The framework that we have developed is flexible, and may readily be applied to other studies and models that use simulation with multiple stochastic components. It is particularly useful for large scale studies, where hazard simulation is highly computer-intensive, and where the ultimate question of interest relates to the impacts of the hazard. Hazard impacts may be varied, and may be of interest, not just at a global level, but also for subsets of the domain. While the development of this type of model has been limited in the past, due to its high computational requirements, this is no longer the case, and models are increasing in both their complexity, and in their use of simulations. Understanding and minimising the simulation uncertainty involved in such complex systems is therefore an important research topic.

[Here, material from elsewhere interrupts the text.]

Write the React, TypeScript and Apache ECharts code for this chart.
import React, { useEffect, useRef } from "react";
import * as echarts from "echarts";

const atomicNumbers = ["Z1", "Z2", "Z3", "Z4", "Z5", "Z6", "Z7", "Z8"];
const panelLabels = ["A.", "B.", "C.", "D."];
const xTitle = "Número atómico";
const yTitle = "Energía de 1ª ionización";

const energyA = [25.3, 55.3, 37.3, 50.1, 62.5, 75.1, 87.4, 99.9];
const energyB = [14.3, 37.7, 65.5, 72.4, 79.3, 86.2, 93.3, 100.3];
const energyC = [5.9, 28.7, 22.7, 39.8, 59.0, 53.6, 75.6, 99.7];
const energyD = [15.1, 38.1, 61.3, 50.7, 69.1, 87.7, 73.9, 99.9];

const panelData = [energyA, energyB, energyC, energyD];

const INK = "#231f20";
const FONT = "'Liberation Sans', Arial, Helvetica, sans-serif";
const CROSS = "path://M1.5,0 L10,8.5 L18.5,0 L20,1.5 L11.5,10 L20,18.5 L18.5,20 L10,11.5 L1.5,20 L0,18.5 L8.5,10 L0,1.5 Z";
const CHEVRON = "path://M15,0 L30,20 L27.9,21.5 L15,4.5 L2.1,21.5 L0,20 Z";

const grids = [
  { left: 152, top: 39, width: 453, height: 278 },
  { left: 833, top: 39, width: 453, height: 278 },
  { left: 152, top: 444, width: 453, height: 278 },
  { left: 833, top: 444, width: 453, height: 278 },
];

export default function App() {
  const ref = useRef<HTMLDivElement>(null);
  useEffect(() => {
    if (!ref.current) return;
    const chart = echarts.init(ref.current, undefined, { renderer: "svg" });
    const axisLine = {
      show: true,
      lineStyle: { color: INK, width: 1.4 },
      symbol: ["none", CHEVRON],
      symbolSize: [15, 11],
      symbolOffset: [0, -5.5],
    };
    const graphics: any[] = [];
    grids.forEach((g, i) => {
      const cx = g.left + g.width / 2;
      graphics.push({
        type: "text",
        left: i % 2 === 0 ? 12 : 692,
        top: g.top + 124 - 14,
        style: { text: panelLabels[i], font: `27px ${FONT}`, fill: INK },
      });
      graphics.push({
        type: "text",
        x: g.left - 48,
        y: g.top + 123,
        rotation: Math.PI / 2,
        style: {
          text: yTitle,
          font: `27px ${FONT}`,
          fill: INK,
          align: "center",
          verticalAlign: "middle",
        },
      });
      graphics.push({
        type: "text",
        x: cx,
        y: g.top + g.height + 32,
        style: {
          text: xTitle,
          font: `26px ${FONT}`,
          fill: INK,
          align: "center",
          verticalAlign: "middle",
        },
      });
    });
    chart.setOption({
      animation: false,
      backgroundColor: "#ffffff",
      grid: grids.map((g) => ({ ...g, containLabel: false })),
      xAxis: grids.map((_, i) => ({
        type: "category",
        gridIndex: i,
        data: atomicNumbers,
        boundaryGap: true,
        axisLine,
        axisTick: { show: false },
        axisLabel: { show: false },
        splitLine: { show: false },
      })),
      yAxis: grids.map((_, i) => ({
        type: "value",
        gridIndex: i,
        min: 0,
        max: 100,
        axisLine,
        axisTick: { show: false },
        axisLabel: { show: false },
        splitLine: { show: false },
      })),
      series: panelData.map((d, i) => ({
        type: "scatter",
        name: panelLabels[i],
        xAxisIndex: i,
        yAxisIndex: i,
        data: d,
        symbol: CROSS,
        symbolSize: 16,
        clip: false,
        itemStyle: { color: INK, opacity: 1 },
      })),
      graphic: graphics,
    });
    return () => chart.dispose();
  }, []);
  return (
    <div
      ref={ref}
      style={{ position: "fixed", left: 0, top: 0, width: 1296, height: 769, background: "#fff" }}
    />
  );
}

The additional information about simulation uncertainty also supports the move away from the historical black-box models towards the increased transparency required by today’s model users and government regulators.

An important aspect of the analysis here has been the requirement to consider thousands of possible subsets of the total exposure, in order to understand how results vary by spatial location, and size of portfolio. For the Europe Inland Flood model, for example, calculations were required for over 1500 CRESTA/line of business combinations, and over 100,000 postal code/line of business combinations. Therefore a pragmatic approach was important, and issues were addressed with this in mind. As an example, splitting a variance into a large number of components using what is effectively a “method of moments” approach can occasionally give nonsensical results, for examples negative estimates of variance components. This would ideally be dealt with by re-fitting models excluding the negative factor or factors. However, in practice such an approach would require iteration and would result in multiple different models. It was not considered viable or necessary here, at least for the investigation stage, with any such components set to zero, and others adjusted to retain the total.